_COLLECTED MATERIAL:_
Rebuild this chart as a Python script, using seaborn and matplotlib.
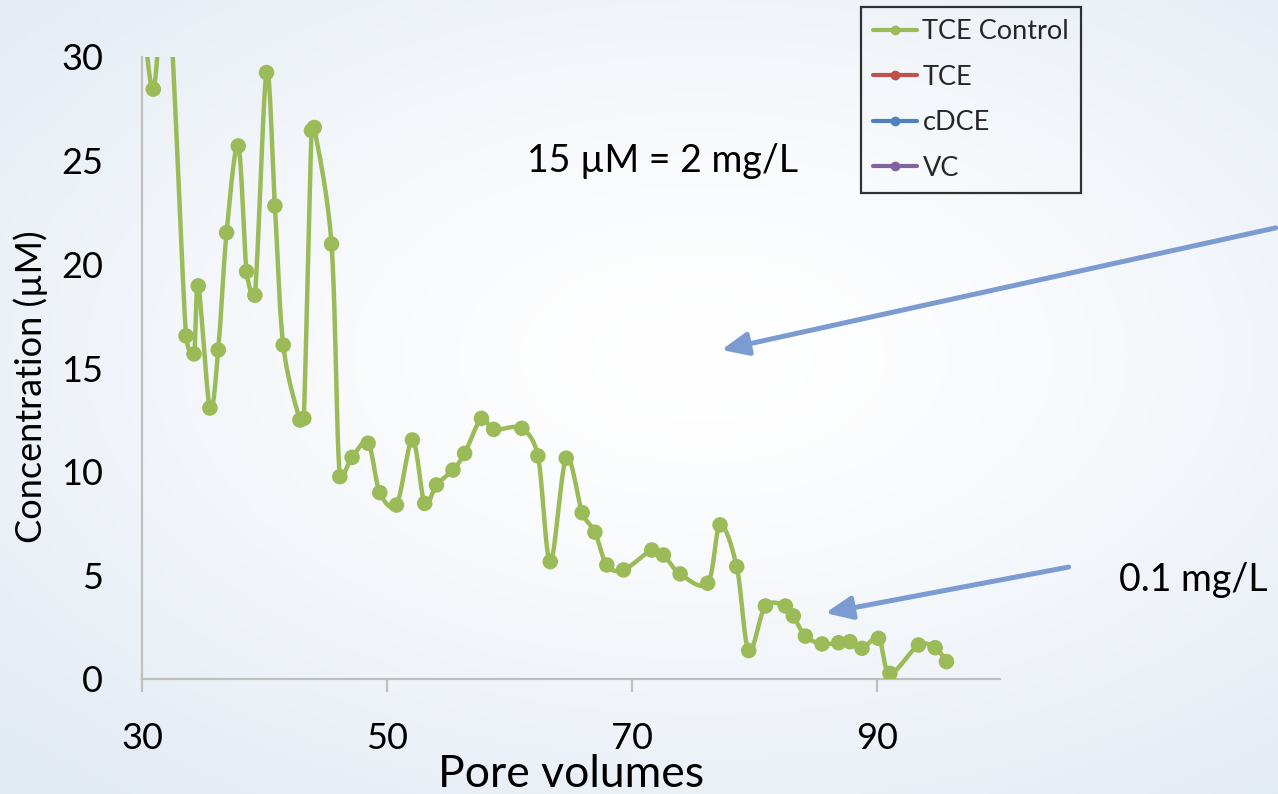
import numpy as np
import pandas as pd
import matplotlib
matplotlib.use("Agg")
import matplotlib.pyplot as plt
from matplotlib.lines import Line2D
import seaborn as sns

# ---------------- data ----------------
pore_volumes = [30.05, 30.92, 32.1, 33.59, 34.24, 34.59, 35.54, 36.22, 36.90, 37.85,
                38.53, 39.21, 40.16, 40.84, 41.52, 42.88, 43.20, 43.83, 44.05, 45.46,
                46.14, 47.14, 48.45, 49.40, 50.76, 52.06, 53.06, 54.02, 55.37, 56.32,
                57.69, 58.69, 60.99, 62.30, 63.31, 64.61, 65.91, 66.95, 67.92, 69.28,
                71.59, 72.54, 73.90, 76.15, 77.16, 78.52, 79.50, 80.86, 82.49, 83.14,
                84.12, 85.48, 86.83, 87.76, 88.74, 90.09, 91.02, 93.35, 94.71, 95.63]
tce_control = [32.5, 28.45, 33.5, 16.55, 15.68, 18.96, 13.07, 15.87, 21.53, 25.71,
               19.65, 18.51, 29.25, 22.82, 16.11, 12.49, 12.57, 26.45, 26.6, 20.98,
               9.76, 10.69, 11.37, 8.99, 8.39, 11.53, 8.47, 9.36, 10.08, 10.88,
               12.57, 12.04, 12.09, 10.76, 5.66, 10.65, 8.02, 7.08, 5.50, 5.26,
               6.22, 5.98, 5.07, 4.62, 7.43, 5.42, 1.37, 3.52, 3.52, 3.04,
               2.07, 1.69, 1.75, 1.80, 1.48, 1.96, 0.27, 1.64, 1.51, 0.84]

series_names = ["TCE Control", "TCE", "cDCE", "VC"]
series_colors = ["#9BBB59", "#C0504D", "#4F81BD", "#8064A2"]
x_ticks = [30, 50, 70, 90]
y_ticks = [0, 5, 10, 15, 20, 25, 30]
note_main = "15 \u00b5M = 2 mg/L"
note_low = "0.1 mg/L"


def smooth_curve(x, y, sx=12.26, sy=20.73, n=30):
    """Bezier smoothing (Excel-like), with arms clamped to avoid overshoot."""
    P = np.column_stack([np.asarray(x, float) * sx, np.asarray(y, float) * sy])
    N = len(P)
    tang = np.zeros_like(P)
    for i in range(N):
        a = P[max(i - 1, 0)]
        b = P[min(i + 1, N - 1)]
        tang[i] = (b - a) / 6.0
    t = np.linspace(0, 1, n, endpoint=False)[:, None]
    out = []
    for i in range(N - 1):
        p1, p2 = P[i], P[i + 1]
        seg = np.linalg.norm(p2 - p1)
        a1 = tang[i].copy()
        a2 = tang[i + 1].copy()
        for arm in (a1, a2):
            L = np.linalg.norm(arm)
            if L > 0.45 * seg:
                arm *= 0.45 * seg / L
        c1 = p1 + a1
        c2 = p2 - a2
        B = ((1 - t) ** 3) * p1 + 3 * ((1 - t) ** 2) * t * c1 + 3 * (1 - t) * t ** 2 * c2 + t ** 3 * p2
        out.append(B)
    out.append(P[-1][None, :])
    S = np.vstack(out)
    return S[:, 0] / sx, S[:, 1] / sy


FONT = ["Lato", "DejaVu Sans"]
sns.set_theme(style="white")
plt.rcParams["font.family"] = FONT

fig = plt.figure(figsize=(12.78, 7.94), dpi=100)

# slide-like background gradient
bg = fig.add_axes([0, 0, 1, 1], zorder=-10)
gy, gx = np.mgrid[0:1:200j, 0:1:300j]
d = np.clip(np.sqrt(((gx - 0.55) / 0.75) ** 2 + ((gy - 0.45) / 0.7) ** 2), 0, 1)
edge = np.array([0.89, 0.92, 0.955])
white = np.array([1.0, 1.0, 1.0])
w = d[..., None] ** 1.4
img = white[None, None, :] * (1 - w) + edge[None, None, :] * w
bg.imshow(img, aspect="auto", extent=[0, 1, 0, 1], origin="upper")
bg.axis("off")

ax = fig.add_axes([142 / 1278, 1 - 679 / 794, 858 / 1278, 622 / 794])
ax.patch.set_alpha(0)

cx, cy = smooth_curve(pore_volumes, tce_control)
smooth = pd.DataFrame({"x": cx, "y": cy})
pts = pd.DataFrame({"x": pore_volumes, "y": tce_control})
sns.lineplot(data=smooth, x="x", y="y", sort=False, estimator=None, ax=ax,
             color=series_colors[0], lw=3.2, zorder=3)
sns.scatterplot(data=pts, x="x", y="y", ax=ax, color=series_colors[0], s=125,
                edgecolor="none", zorder=4)

ax.set_xlim(30, 100)
ax.set_ylim(0, 30)
ax.set_xticks(x_ticks)
ax.set_yticks(y_ticks)
for s in ["top", "right"]:
    ax.spines[s].set_visible(False)
for s in ["left", "bottom"]:
    ax.spines[s].set_color("#BFBFBF")
    ax.spines[s].set_linewidth(1.6)
ax.tick_params(axis="x", direction="out", length=9, width=1.6, color="#BFBFBF",
               labelsize=26, pad=22, labelcolor="black", bottom=True)
ax.tick_params(axis="y", length=0, labelsize=26, pad=28, labelcolor="black", left=False)
ax.set_xlabel("Pore volumes", fontsize=32, color="black", va="top")
ax.xaxis.set_label_coords(0.5, (679 - 754) / 622)
ax.set_ylabel("Concentration (\u00b5M)", fontsize=26, color="black")
ax.yaxis.set_label_coords((48 - 142) / 858, (679 - 387) / 622)

ax.text(72.5, 25.0, note_main, fontsize=27, ha="center", va="center", color="black")
ax.text(115.8, 4.78, note_low, fontsize=27, ha="center", va="center", color="black",
        clip_on=False)

arrow_color = "#7B9BD1"
for head, tail in [((77.27, 15.87), (122.5, 21.76)), ((85.75, 3.18), (105.6, 5.40))]:
    ax.annotate("", xy=head, xytext=tail, annotation_clip=False,
                arrowprops=dict(arrowstyle="-|>,head_length=0.8,head_width=0.35",
                                color=arrow_color, lw=3.6, mutation_scale=20,
                                shrinkA=0, shrinkB=0))

handles = [Line2D([0], [0], color=c, lw=3, marker="o", markersize=6) for c in series_colors]
leg = fig.legend(handles, series_names, loc="upper left",
                 bbox_to_anchor=(861 / 1278, 1 - 7 / 794), fontsize=19.5, frameon=True,
                 fancybox=False, handlelength=1.6, handletextpad=0.22,
                 labelspacing=0.76, borderpad=0.45, borderaxespad=0)
frame = leg.get_frame()
frame.set_facecolor("none")
frame.set_edgecolor("black")
frame.set_linewidth(1.6)

fig.savefig("out.png", dpi=100)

_WRITTEN TASK:_ Omit pictures; set down the rest of the material word for word.

_ANSWER TO THE EXERCISE:_
Rebuild this chart as a Python script, using seaborn and matplotlib.
import numpy as np
import pandas as pd
import matplotlib
matplotlib.use("Agg")
import matplotlib.pyplot as plt
from matplotlib.lines import Line2D
import seaborn as sns

# ---------------- data ----------------
pore_volumes = [30.05, 30.92, 32.1, 33.59, 34.24, 34.59, 35.54, 36.22, 36.90, 37.85,
                38.53, 39.21, 40.16, 40.84, 41.52, 42.88, 43.20, 43.83, 44.05, 45.46,
                46.14, 47.14, 48.45, 49.40, 50.76, 52.06, 53.06, 54.02, 55.37, 56.32,
                57.69, 58.69, 60.99, 62.30, 63.31, 64.61, 65.91, 66.95, 67.92, 69.28,
                71.59, 72.54, 73.90, 76.15, 77.16, 78.52, 79.50, 80.86, 82.49, 83.14,
                84.12, 85.48, 86.83, 87.76, 88.74, 90.09, 91.02, 93.35, 94.71, 95.63]
tce_control = [32.5, 28.45, 33.5, 16.55, 15.68, 18.96, 13.07, 15.87, 21.53, 25.71,
               19.65, 18.51, 29.25, 22.82, 16.11, 12.49, 12.57, 26.45, 26.6, 20.98,
               9.76, 10.69, 11.37, 8.99, 8.39, 11.53, 8.47, 9.36, 10.08, 10.88,
               12.57, 12.04, 12.09, 10.76, 5.66, 10.65, 8.02, 7.08, 5.50, 5.26,
               6.22, 5.98, 5.07, 4.62, 7.43, 5.42, 1.37, 3.52, 3.52, 3.04,
               2.07, 1.69, 1.75, 1.80, 1.48, 1.96, 0.27, 1.64, 1.51, 0.84]

series_names = ["TCE Control", "TCE", "cDCE", "VC"]
series_colors = ["#9BBB59", "#C0504D", "#4F81BD", "#8064A2"]
x_ticks = [30, 50, 70, 90]
y_ticks = [0, 5, 10, 15, 20, 25, 30]
note_main = "15 \u00b5M = 2 mg/L"
note_low = "0.1 mg/L"


def smooth_curve(x, y, sx=12.26, sy=20.73, n=30):
    """Bezier smoothing (Excel-like), with arms clamped to avoid overshoot."""
    P = np.column_stack([np.asarray(x, float) * sx, np.asarray(y, float) * sy])
    N = len(P)
    tang = np.zeros_like(P)
    for i in range(N):
        a = P[max(i - 1, 0)]
        b = P[min(i + 1, N - 1)]
        tang[i] = (b - a) / 6.0
    t = np.linspace(0, 1, n, endpoint=False)[:, None]
    out = []
    for i in range(N - 1):
        p1, p2 = P[i], P[i + 1]
        seg = np.linalg.norm(p2 - p1)
        a1 = tang[i].copy()
        a2 = tang[i + 1].copy()
        for arm in (a1, a2):
            L = np.linalg.norm(arm)
            if L > 0.45 * seg:
                arm *= 0.45 * seg / L
        c1 = p1 + a1
        c2 = p2 - a2
        B = ((1 - t) ** 3) * p1 + 3 * ((1 - t) ** 2) * t * c1 + 3 * (1 - t) * t ** 2 * c2 + t ** 3 * p2
        out.append(B)
    out.append(P[-1][None, :])
    S = np.vstack(out)
    return S[:, 0] / sx, S[:, 1] / sy


FONT = ["Lato", "DejaVu Sans"]
sns.set_theme(style="white")
plt.rcParams["font.family"] = FONT

fig = plt.figure(figsize=(12.78, 7.94), dpi=100)

# slide-like background gradient
bg = fig.add_axes([0, 0, 1, 1], zorder=-10)
gy, gx = np.mgrid[0:1:200j, 0:1:300j]
d = np.clip(np.sqrt(((gx - 0.55) / 0.75) ** 2 + ((gy - 0.45) / 0.7) ** 2), 0, 1)
edge = np.array([0.89, 0.92, 0.955])
white = np.array([1.0, 1.0, 1.0])
w = d[..., None] ** 1.4
img = white[None, None, :] * (1 - w) + edge[None, None, :] * w
bg.imshow(img, aspect="auto", extent=[0, 1, 0, 1], origin="upper")
bg.axis("off")

ax = fig.add_axes([142 / 1278, 1 - 679 / 794, 858 / 1278, 622 / 794])
ax.patch.set_alpha(0)

cx, cy = smooth_curve(pore_volumes, tce_control)
smooth = pd.DataFrame({"x": cx, "y": cy})
pts = pd.DataFrame({"x": pore_volumes, "y": tce_control})
sns.lineplot(data=smooth, x="x", y="y", sort=False, estimator=None, ax=ax,
             color=series_colors[0], lw=3.2, zorder=3)
sns.scatterplot(data=pts, x="x", y="y", ax=ax, color=series_colors[0], s=125,
                edgecolor="none", zorder=4)

ax.set_xlim(30, 100)
ax.set_ylim(0, 30)
ax.set_xticks(x_ticks)
ax.set_yticks(y_ticks)
for s in ["top", "right"]:
    ax.spines[s].set_visible(False)
for s in ["left", "bottom"]:
    ax.spines[s].set_color("#BFBFBF")
    ax.spines[s].set_linewidth(1.6)
ax.tick_params(axis="x", direction="out", length=9, width=1.6, color="#BFBFBF",
               labelsize=26, pad=22, labelcolor="black", bottom=True)
ax.tick_params(axis="y", length=0, labelsize=26, pad=28, labelcolor="black", left=False)
ax.set_xlabel("Pore volumes", fontsize=32, color="black", va="top")
ax.xaxis.set_label_coords(0.5, (679 - 754) / 622)
ax.set_ylabel("Concentration (\u00b5M)", fontsize=26, color="black")
ax.yaxis.set_label_coords((48 - 142) / 858, (679 - 387) / 622)

ax.text(72.5, 25.0, note_main, fontsize=27, ha="center", va="center", color="black")
ax.text(115.8, 4.78, note_low, fontsize=27, ha="center", va="center", color="black",
        clip_on=False)

arrow_color = "#7B9BD1"
for head, tail in [((77.27, 15.87), (122.5, 21.76)), ((85.75, 3.18), (105.6, 5.40))]:
    ax.annotate("", xy=head, xytext=tail, annotation_clip=False,
                arrowprops=dict(arrowstyle="-|>,head_length=0.8,head_width=0.35",
                                color=arrow_color, lw=3.6, mutation_scale=20,
                                shrinkA=0, shrinkB=0))

handles = [Line2D([0], [0], color=c, lw=3, marker="o", markersize=6) for c in series_colors]
leg = fig.legend(handles, series_names, loc="upper left",
                 bbox_to_anchor=(861 / 1278, 1 - 7 / 794), fontsize=19.5, frameon=True,
                 fancybox=False, handlelength=1.6, handletextpad=0.22,
                 labelspacing=0.76, borderpad=0.45, borderaxespad=0)
frame = leg.get_frame()
frame.set_facecolor("none")
frame.set_edgecolor("black")
frame.set_linewidth(1.6)

fig.savefig("out.png", dpi=100)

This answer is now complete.